## Begin

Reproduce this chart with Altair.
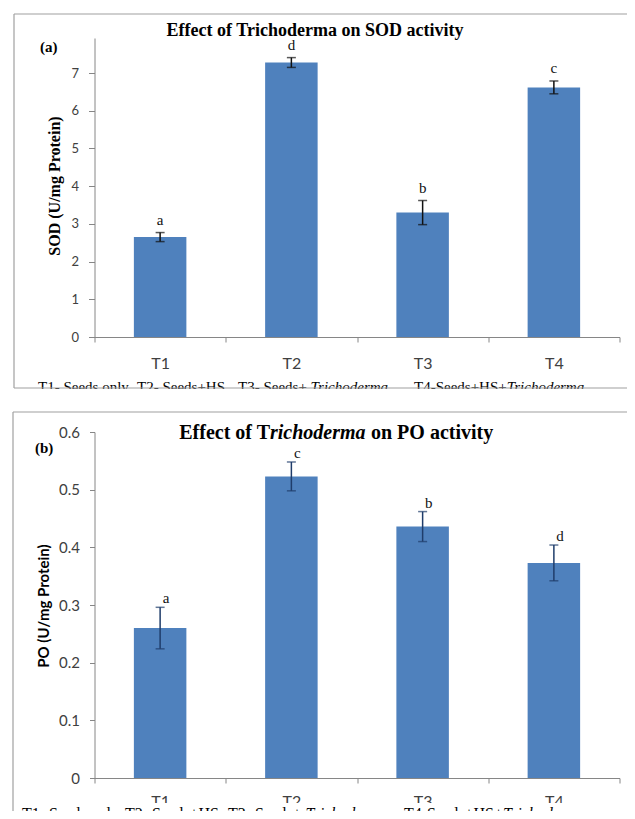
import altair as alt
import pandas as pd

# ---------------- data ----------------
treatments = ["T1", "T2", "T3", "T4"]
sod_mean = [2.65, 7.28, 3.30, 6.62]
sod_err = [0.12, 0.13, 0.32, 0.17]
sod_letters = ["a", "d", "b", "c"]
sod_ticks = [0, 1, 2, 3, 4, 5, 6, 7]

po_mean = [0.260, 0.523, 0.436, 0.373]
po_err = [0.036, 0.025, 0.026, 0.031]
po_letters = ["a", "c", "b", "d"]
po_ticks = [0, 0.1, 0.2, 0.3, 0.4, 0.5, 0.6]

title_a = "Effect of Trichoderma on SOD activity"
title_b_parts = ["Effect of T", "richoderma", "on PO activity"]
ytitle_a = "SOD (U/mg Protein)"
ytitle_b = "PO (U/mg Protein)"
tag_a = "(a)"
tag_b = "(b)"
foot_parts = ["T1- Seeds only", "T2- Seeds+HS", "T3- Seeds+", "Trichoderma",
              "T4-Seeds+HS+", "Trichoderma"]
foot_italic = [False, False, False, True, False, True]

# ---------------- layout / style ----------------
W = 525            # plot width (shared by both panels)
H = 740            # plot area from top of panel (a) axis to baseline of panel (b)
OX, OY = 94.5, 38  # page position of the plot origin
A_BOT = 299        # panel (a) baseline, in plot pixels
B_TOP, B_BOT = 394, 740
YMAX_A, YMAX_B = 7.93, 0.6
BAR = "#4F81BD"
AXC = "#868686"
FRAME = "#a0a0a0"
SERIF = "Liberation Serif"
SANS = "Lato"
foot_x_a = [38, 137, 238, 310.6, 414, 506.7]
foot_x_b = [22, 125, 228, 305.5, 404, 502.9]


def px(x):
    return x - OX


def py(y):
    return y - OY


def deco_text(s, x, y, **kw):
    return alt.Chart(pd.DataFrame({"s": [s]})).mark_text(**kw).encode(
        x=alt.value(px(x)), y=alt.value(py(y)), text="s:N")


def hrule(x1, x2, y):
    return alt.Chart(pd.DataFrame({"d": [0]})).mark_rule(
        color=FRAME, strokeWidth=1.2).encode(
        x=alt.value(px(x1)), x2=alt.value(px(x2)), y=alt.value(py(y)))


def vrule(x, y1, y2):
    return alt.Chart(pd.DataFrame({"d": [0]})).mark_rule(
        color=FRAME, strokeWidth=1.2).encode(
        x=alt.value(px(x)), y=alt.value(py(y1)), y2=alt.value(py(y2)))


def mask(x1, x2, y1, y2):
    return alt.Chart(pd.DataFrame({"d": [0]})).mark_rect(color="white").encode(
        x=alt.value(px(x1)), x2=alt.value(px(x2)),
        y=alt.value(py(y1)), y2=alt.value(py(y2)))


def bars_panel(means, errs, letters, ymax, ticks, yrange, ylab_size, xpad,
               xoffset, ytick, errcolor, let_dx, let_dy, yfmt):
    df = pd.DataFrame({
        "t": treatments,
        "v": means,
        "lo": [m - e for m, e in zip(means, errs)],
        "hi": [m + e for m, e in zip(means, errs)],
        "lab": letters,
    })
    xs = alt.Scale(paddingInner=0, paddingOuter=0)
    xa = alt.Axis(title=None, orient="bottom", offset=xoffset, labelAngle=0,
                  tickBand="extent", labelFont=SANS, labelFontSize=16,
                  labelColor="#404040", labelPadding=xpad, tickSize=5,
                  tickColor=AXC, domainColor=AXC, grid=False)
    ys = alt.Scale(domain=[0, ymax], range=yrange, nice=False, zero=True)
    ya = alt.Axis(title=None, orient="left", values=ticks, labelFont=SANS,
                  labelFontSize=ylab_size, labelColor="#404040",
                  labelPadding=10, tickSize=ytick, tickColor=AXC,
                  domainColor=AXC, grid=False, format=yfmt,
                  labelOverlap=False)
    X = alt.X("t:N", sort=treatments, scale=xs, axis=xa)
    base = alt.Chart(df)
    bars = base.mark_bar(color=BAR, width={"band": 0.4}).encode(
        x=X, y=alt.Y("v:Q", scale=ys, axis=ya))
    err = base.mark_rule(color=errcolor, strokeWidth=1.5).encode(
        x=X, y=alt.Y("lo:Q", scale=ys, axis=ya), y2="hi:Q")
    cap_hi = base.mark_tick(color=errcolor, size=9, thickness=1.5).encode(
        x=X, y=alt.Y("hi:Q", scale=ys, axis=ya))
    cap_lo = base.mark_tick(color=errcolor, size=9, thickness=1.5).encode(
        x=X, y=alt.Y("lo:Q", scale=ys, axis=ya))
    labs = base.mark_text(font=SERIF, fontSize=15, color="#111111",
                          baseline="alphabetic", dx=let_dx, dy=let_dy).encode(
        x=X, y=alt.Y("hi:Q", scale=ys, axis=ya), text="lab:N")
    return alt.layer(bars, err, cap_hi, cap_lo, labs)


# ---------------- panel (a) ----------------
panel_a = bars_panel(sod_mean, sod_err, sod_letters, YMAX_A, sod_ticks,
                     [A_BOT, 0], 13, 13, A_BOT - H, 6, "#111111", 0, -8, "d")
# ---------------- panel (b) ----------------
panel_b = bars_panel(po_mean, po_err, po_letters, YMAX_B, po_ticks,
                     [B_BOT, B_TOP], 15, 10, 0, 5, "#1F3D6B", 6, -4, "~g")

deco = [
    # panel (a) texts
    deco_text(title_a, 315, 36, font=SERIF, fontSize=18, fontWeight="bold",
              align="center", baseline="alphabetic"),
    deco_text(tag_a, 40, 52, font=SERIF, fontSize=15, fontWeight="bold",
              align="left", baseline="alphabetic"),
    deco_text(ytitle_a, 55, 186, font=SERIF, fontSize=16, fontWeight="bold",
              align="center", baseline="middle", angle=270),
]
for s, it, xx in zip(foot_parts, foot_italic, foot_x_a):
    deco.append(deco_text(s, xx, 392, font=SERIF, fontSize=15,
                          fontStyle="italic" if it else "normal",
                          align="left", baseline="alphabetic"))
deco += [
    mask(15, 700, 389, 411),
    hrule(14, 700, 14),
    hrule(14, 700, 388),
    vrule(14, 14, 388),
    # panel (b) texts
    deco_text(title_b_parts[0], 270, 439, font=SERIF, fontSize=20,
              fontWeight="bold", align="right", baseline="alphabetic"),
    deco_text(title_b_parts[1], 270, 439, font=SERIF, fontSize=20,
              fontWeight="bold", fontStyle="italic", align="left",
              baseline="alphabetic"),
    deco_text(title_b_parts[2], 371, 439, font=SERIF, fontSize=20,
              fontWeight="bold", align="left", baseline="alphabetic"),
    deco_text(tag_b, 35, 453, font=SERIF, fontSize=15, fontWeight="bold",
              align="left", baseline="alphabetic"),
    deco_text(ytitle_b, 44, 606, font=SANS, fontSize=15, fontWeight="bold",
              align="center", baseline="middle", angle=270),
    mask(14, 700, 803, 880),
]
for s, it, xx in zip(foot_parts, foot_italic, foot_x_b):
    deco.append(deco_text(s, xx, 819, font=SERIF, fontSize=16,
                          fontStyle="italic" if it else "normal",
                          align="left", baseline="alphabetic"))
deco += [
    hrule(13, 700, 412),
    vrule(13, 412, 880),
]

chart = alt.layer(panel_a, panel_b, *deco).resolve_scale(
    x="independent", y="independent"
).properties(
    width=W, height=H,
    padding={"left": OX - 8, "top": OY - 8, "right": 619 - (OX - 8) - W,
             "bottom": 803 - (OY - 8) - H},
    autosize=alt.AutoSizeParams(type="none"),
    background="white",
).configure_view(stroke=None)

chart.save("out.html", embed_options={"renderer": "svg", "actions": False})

## End

Transcribe the listing in full and omit the pictures.

## Expected answer
Reproduce this chart with Altair.
import altair as alt
import pandas as pd

# ---------------- data ----------------
treatments = ["T1", "T2", "T3", "T4"]
sod_mean = [2.65, 7.28, 3.30, 6.62]
sod_err = [0.12, 0.13, 0.32, 0.17]
sod_letters = ["a", "d", "b", "c"]
sod_ticks = [0, 1, 2, 3, 4, 5, 6, 7]

po_mean = [0.260, 0.523, 0.436, 0.373]
po_err = [0.036, 0.025, 0.026, 0.031]
po_letters = ["a", "c", "b", "d"]
po_ticks = [0, 0.1, 0.2, 0.3, 0.4, 0.5, 0.6]

title_a = "Effect of Trichoderma on SOD activity"
title_b_parts = ["Effect of T", "richoderma", "on PO activity"]
ytitle_a = "SOD (U/mg Protein)"
ytitle_b = "PO (U/mg Protein)"
tag_a = "(a)"
tag_b = "(b)"
foot_parts = ["T1- Seeds only", "T2- Seeds+HS", "T3- Seeds+", "Trichoderma",
              "T4-Seeds+HS+", "Trichoderma"]
foot_italic = [False, False, False, True, False, True]

# ---------------- layout / style ----------------
W = 525            # plot width (shared by both panels)
H = 740            # plot area from top of panel (a) axis to baseline of panel (b)
OX, OY = 94.5, 38  # page position of the plot origin
A_BOT = 299        # panel (a) baseline, in plot pixels
B_TOP, B_BOT = 394, 740
YMAX_A, YMAX_B = 7.93, 0.6
BAR = "#4F81BD"
AXC = "#868686"
FRAME = "#a0a0a0"
SERIF = "Liberation Serif"
SANS = "Lato"
foot_x_a = [38, 137, 238, 310.6, 414, 506.7]
foot_x_b = [22, 125, 228, 305.5, 404, 502.9]


def px(x):
    return x - OX


def py(y):
    return y - OY


def deco_text(s, x, y, **kw):
    return alt.Chart(pd.DataFrame({"s": [s]})).mark_text(**kw).encode(
        x=alt.value(px(x)), y=alt.value(py(y)), text="s:N")


def hrule(x1, x2, y):
    return alt.Chart(pd.DataFrame({"d": [0]})).mark_rule(
        color=FRAME, strokeWidth=1.2).encode(
        x=alt.value(px(x1)), x2=alt.value(px(x2)), y=alt.value(py(y)))


def vrule(x, y1, y2):
    return alt.Chart(pd.DataFrame({"d": [0]})).mark_rule(
        color=FRAME, strokeWidth=1.2).encode(
        x=alt.value(px(x)), y=alt.value(py(y1)), y2=alt.value(py(y2)))


def mask(x1, x2, y1, y2):
    return alt.Chart(pd.DataFrame({"d": [0]})).mark_rect(color="white").encode(
        x=alt.value(px(x1)), x2=alt.value(px(x2)),
        y=alt.value(py(y1)), y2=alt.value(py(y2)))


def bars_panel(means, errs, letters, ymax, ticks, yrange, ylab_size, xpad,
               xoffset, ytick, errcolor, let_dx, let_dy, yfmt):
    df = pd.DataFrame({
        "t": treatments,
        "v": means,
        "lo": [m - e for m, e in zip(means, errs)],
        "hi": [m + e for m, e in zip(means, errs)],
        "lab": letters,
    })
    xs = alt.Scale(paddingInner=0, paddingOuter=0)
    xa = alt.Axis(title=None, orient="bottom", offset=xoffset, labelAngle=0,
                  tickBand="extent", labelFont=SANS, labelFontSize=16,
                  labelColor="#404040", labelPadding=xpad, tickSize=5,
                  tickColor=AXC, domainColor=AXC, grid=False)
    ys = alt.Scale(domain=[0, ymax], range=yrange, nice=False, zero=True)
    ya = alt.Axis(title=None, orient="left", values=ticks, labelFont=SANS,
                  labelFontSize=ylab_size, labelColor="#404040",
                  labelPadding=10, tickSize=ytick, tickColor=AXC,
                  domainColor=AXC, grid=False, format=yfmt,
                  labelOverlap=False)
    X = alt.X("t:N", sort=treatments, scale=xs, axis=xa)
    base = alt.Chart(df)
    bars = base.mark_bar(color=BAR, width={"band": 0.4}).encode(
        x=X, y=alt.Y("v:Q", scale=ys, axis=ya))
    err = base.mark_rule(color=errcolor, strokeWidth=1.5).encode(
        x=X, y=alt.Y("lo:Q", scale=ys, axis=ya), y2="hi:Q")
    cap_hi = base.mark_tick(color=errcolor, size=9, thickness=1.5).encode(
        x=X, y=alt.Y("hi:Q", scale=ys, axis=ya))
    cap_lo = base.mark_tick(color=errcolor, size=9, thickness=1.5).encode(
        x=X, y=alt.Y("lo:Q", scale=ys, axis=ya))
    labs = base.mark_text(font=SERIF, fontSize=15, color="#111111",
                          baseline="alphabetic", dx=let_dx, dy=let_dy).encode(
        x=X, y=alt.Y("hi:Q", scale=ys, axis=ya), text="lab:N")
    return alt.layer(bars, err, cap_hi, cap_lo, labs)


# ---------------- panel (a) ----------------
panel_a = bars_panel(sod_mean, sod_err, sod_letters, YMAX_A, sod_ticks,
                     [A_BOT, 0], 13, 13, A_BOT - H, 6, "#111111", 0, -8, "d")
# ---------------- panel (b) ----------------
panel_b = bars_panel(po_mean, po_err, po_letters, YMAX_B, po_ticks,
                     [B_BOT, B_TOP], 15, 10, 0, 5, "#1F3D6B", 6, -4, "~g")

deco = [
    # panel (a) texts
    deco_text(title_a, 315, 36, font=SERIF, fontSize=18, fontWeight="bold",
              align="center", baseline="alphabetic"),
    deco_text(tag_a, 40, 52, font=SERIF, fontSize=15, fontWeight="bold",
              align="left", baseline="alphabetic"),
    deco_text(ytitle_a, 55, 186, font=SERIF, fontSize=16, fontWeight="bold",
              align="center", baseline="middle", angle=270),
]
for s, it, xx in zip(foot_parts, foot_italic, foot_x_a):
    deco.append(deco_text(s, xx, 392, font=SERIF, fontSize=15,
                          fontStyle="italic" if it else "normal",
                          align="left", baseline="alphabetic"))
deco += [
    mask(15, 700, 389, 411),
    hrule(14, 700, 14),
    hrule(14, 700, 388),
    vrule(14, 14, 388),
    # panel (b) texts
    deco_text(title_b_parts[0], 270, 439, font=SERIF, fontSize=20,
              fontWeight="bold", align="right", baseline="alphabetic"),
    deco_text(title_b_parts[1], 270, 439, font=SERIF, fontSize=20,
              fontWeight="bold", fontStyle="italic", align="left",
              baseline="alphabetic"),
    deco_text(title_b_parts[2], 371, 439, font=SERIF, fontSize=20,
              fontWeight="bold", align="left", baseline="alphabetic"),
    deco_text(tag_b, 35, 453, font=SERIF, fontSize=15, fontWeight="bold",
              align="left", baseline="alphabetic"),
    deco_text(ytitle_b, 44, 606, font=SANS, fontSize=15, fontWeight="bold",
              align="center", baseline="middle", angle=270),
    mask(14, 700, 803, 880),
]
for s, it, xx in zip(foot_parts, foot_italic, foot_x_b):
    deco.append(deco_text(s, xx, 819, font=SERIF, fontSize=16,
                          fontStyle="italic" if it else "normal",
                          align="left", baseline="alphabetic"))
deco += [
    hrule(13, 700, 412),
    vrule(13, 412, 880),
]

chart = alt.layer(panel_a, panel_b, *deco).resolve_scale(
    x="independent", y="independent"
).properties(
    width=W, height=H,
    padding={"left": OX - 8, "top": OY - 8, "right": 619 - (OX - 8) - W,
             "bottom": 803 - (OY - 8) - H},
    autosize=alt.AutoSizeParams(type="none"),
    background="white",
).configure_view(stroke=None)

chart.save("out.html", embed_options={"renderer": "svg", "actions": False})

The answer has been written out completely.